This article establishes guidelines for child support
award amounts so as to ensure greater uniformity by those persons who make
child support recommendations and enter child support orders and to increase
predictability for parents, children and other persons who are directly
affected by child support orders. There is a rebuttable presumption, in any
proceeding before a court for the award of child support, that the amount of
the award which would result from the application of these guidelines is the
correct amount of child support to be awarded.
§48-13-102. Right of children to share in parents' level of living.
The Legislature recognizes that children have a right to share in their
natural parents' level of living. Expenditures in families are not made in
accordance with subsistence level standards, but are made in proportion to
household income, and as parental incomes increase or decrease, the actual
dollar expenditures for children also increase or decrease correspondingly.

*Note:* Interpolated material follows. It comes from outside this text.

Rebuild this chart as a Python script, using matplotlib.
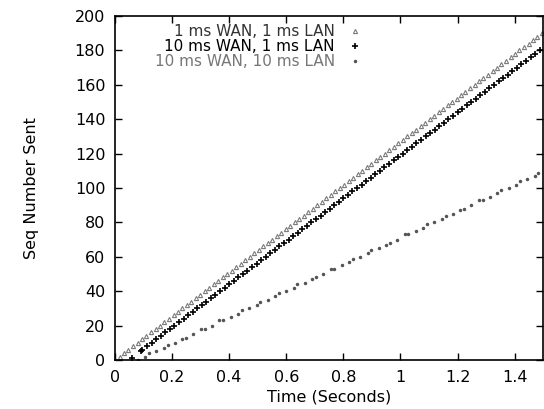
import numpy as np
import matplotlib
matplotlib.use("Agg")
import matplotlib.pyplot as plt

plt.rcParams['font.family'] = ['DejaVu Sans']

labels = ['1 ms WAN, 1 ms LAN', '10 ms WAN, 1 ms LAN', '10 ms WAN, 10 ms LAN']
xticks = [0, 0.2, 0.4, 0.6, 0.8, 1.0, 1.2, 1.4]
xtick_labels = ['0', '0.2', '0.4', '0.6', '0.8', '1', '1.2', '1.4']
yticks = [0, 20, 40, 60, 80, 100, 120, 140, 160, 180, 200]

# 1 ms WAN, 1 ms LAN
s1_time = [0.000, 0.016, 0.031, 0.047, 0.063, 0.079, 0.094, 0.110, 0.126, 0.142,
           0.157, 0.173, 0.189, 0.205, 0.220, 0.236, 0.252, 0.268, 0.283, 0.299,
           0.315, 0.331, 0.346, 0.362, 0.378, 0.394, 0.409, 0.425, 0.441, 0.457,
           0.472, 0.488, 0.504, 0.520, 0.535, 0.551, 0.567, 0.583, 0.598, 0.614,
           0.630, 0.646, 0.661, 0.677, 0.693, 0.709, 0.724, 0.740, 0.756, 0.772,
           0.787, 0.803, 0.819, 0.835, 0.850, 0.866, 0.882, 0.898, 0.913, 0.929,
           0.945, 0.961, 0.976, 0.992, 1.008, 1.024, 1.039, 1.055, 1.071, 1.087,
           1.102, 1.118, 1.134, 1.150, 1.165, 1.181, 1.197, 1.213, 1.228, 1.244,
           1.260, 1.276, 1.291, 1.307, 1.323, 1.339, 1.354, 1.370, 1.386, 1.402,
           1.417, 1.433, 1.449, 1.465, 1.480, 1.496]
s1_seq = [0, 2, 4, 6, 8, 10, 12, 14, 16, 18,
          20, 22, 24, 26, 28, 30, 32, 34, 36, 38,
          40, 42, 44, 46, 48, 50, 52, 54, 56, 58,
          60, 62, 64, 66, 68, 70, 72, 74, 76, 78,
          80, 82, 84, 86, 88, 90, 92, 94, 96, 98,
          100, 102, 104, 106, 108, 110, 112, 114, 116, 118,
          120, 122, 124, 126, 128, 130, 132, 134, 136, 138,
          140, 142, 144, 146, 148, 150, 152, 154, 156, 158,
          160, 162, 164, 166, 168, 170, 172, 174, 176, 178,
          180, 182, 184, 186, 188, 190]

# 10 ms WAN, 1 ms LAN
s2_time = [0.060, 0.090, 0.096, 0.112, 0.128, 0.144, 0.160, 0.176, 0.192,
           0.208, 0.224, 0.240, 0.256, 0.272, 0.288, 0.304, 0.320, 0.336, 0.352,
           0.368, 0.384, 0.400, 0.416, 0.432, 0.448, 0.464, 0.480, 0.496, 0.512,
           0.528, 0.544, 0.560, 0.576, 0.592, 0.608, 0.624, 0.640, 0.656, 0.672,
           0.688, 0.704, 0.720, 0.736, 0.752, 0.768, 0.784, 0.800, 0.816, 0.832,
           0.848, 0.864, 0.880, 0.896, 0.912, 0.928, 0.944, 0.960, 0.976, 0.992,
           1.008, 1.024, 1.040, 1.056, 1.072, 1.088, 1.104, 1.120, 1.136, 1.152,
           1.168, 1.184, 1.200, 1.216, 1.232, 1.248, 1.264, 1.280, 1.296, 1.312,
           1.328, 1.344, 1.360, 1.376, 1.392, 1.408, 1.424, 1.440, 1.456, 1.472,
           1.488]
s2_seq = [1, 5, 6, 8, 10, 12, 14, 16, 18,
          20, 22, 24, 26, 28, 30, 32, 34, 36, 38,
          40, 42, 44, 46, 48, 50, 52, 54, 56, 58,
          60, 62, 64, 66, 68, 70, 72, 74, 76, 78,
          80, 82, 84, 86, 88, 90, 92, 94, 96, 98,
          100, 102, 104, 106, 108, 110, 112, 114, 116, 118,
          120, 122, 124, 126, 128, 130, 132, 134, 136, 138,
          140, 142, 144, 146, 148, 150, 152, 154, 156, 158,
          160, 162, 164, 166, 168, 170, 172, 174, 176, 178,
          180]

# 10 ms WAN, 10 ms LAN
s3_time = [0.080, 0.106, 0.119, 0.145, 0.171, 0.184, 0.210, 0.236, 0.249,
           0.275, 0.301, 0.314, 0.340, 0.366, 0.379, 0.405, 0.431, 0.444,
           0.470, 0.496, 0.509, 0.535, 0.561, 0.574, 0.600, 0.626, 0.639,
           0.665, 0.691, 0.704, 0.730, 0.756, 0.769, 0.794, 0.820, 0.833,
           0.859, 0.885, 0.898, 0.924, 0.950, 0.963, 0.989, 1.015, 1.028,
           1.054, 1.080, 1.093, 1.119, 1.145, 1.158, 1.184, 1.210, 1.223,
           1.249, 1.275, 1.288, 1.314, 1.340, 1.353, 1.379, 1.405, 1.418,
           1.444, 1.470, 1.483]
s3_seq = [0, 2, 4, 5, 7, 9, 10, 12, 13,
          15, 18, 18, 20, 23, 23, 25, 27, 29,
          30, 32, 34, 35, 37, 39, 40, 42, 44,
          45, 47, 48, 50, 53, 53, 55, 57, 59,
          60, 62, 64, 65, 67, 68, 70, 73, 73,
          75, 77, 79, 80, 82, 84, 85, 87, 88,
          90, 93, 93, 95, 97, 99, 100, 102, 104,
          105, 107, 109]

fig = plt.figure(figsize=(5.44, 4.09), dpi=100)
ax = fig.add_axes([0.2114, 0.1198, 0.787, 0.841])

ax.plot(s1_time, s1_seq, ls='none', marker='^', ms=3, mfc='none', mec='#7a7a7a',
        mew=0.8, label=labels[0])
ax.plot(s2_time, s2_seq, ls='none', marker='+', ms=4.5, color='black', mew=1.2,
        label=labels[1])
ax.plot(s3_time, s3_seq, ls='none', marker='.', ms=3, color='#555555',
        label=labels[2])

ax.set_xlim(0, 1.5)
ax.set_ylim(0, 200)
ax.set_xticks(xticks)
ax.set_xticklabels(xtick_labels)
ax.set_yticks(yticks)
ax.tick_params(direction='in', top=True, right=True, length=5, width=1,
               labelsize=11.5, pad=7)
for sp in ax.spines.values():
    sp.set_linewidth(1.2)

ax.set_xlabel('Time (Seconds)', fontsize=11.5)
ax.set_ylabel('Seq Number Sent', fontsize=11.5)
ax.xaxis.set_label_coords(0.5, -0.108)
ax.xaxis.label.set_va('center')
ax.yaxis.set_label_coords(-0.194, 0.5)
ax.yaxis.label.set_va('center')

leg = ax.legend(loc='upper right', bbox_to_anchor=(0.592, 0.995), frameon=False,
                markerfirst=False, fontsize=11, labelspacing=0,
                handlelength=1.0, handletextpad=0.8, borderaxespad=0)
for col in leg._legend_handle_box.get_children():
    col.align = 'right'
leg.get_texts()[0].set_color('#333333')
leg.get_texts()[2].set_color('#777777')

fig.savefig('out.png', dpi=100)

In order to ensure that children properly share in their parents' resources,
regardless of family structure, these guidelines are structured so as to
provide that after a consideration of respective parental incomes, child
support will be related, to the extent practicable, to the standard of
living that children would enjoy if they were living in a household with
both parents present.
§48-13-103. Financial contributions of both parents to be considered.
The guidelines promulgated under the provisions of this article take into
consideration the financial contributions of both parents. The Legislature
recognizes that expenditures in households are made in aggregate form and
that total family income is pooled to determine the level at which the
family can live. These guidelines consider the financial contributions of
both parents in relationship to total income, so as to establish and
equitably apportion the child support obligation.
§48-13-201. Use of both parents' income in determining child support.
A child support order is determined by dividing the total child support
obligation between the parents in proportion to their income. Both parents'
adjusted gross income is used to determine the amount of child support.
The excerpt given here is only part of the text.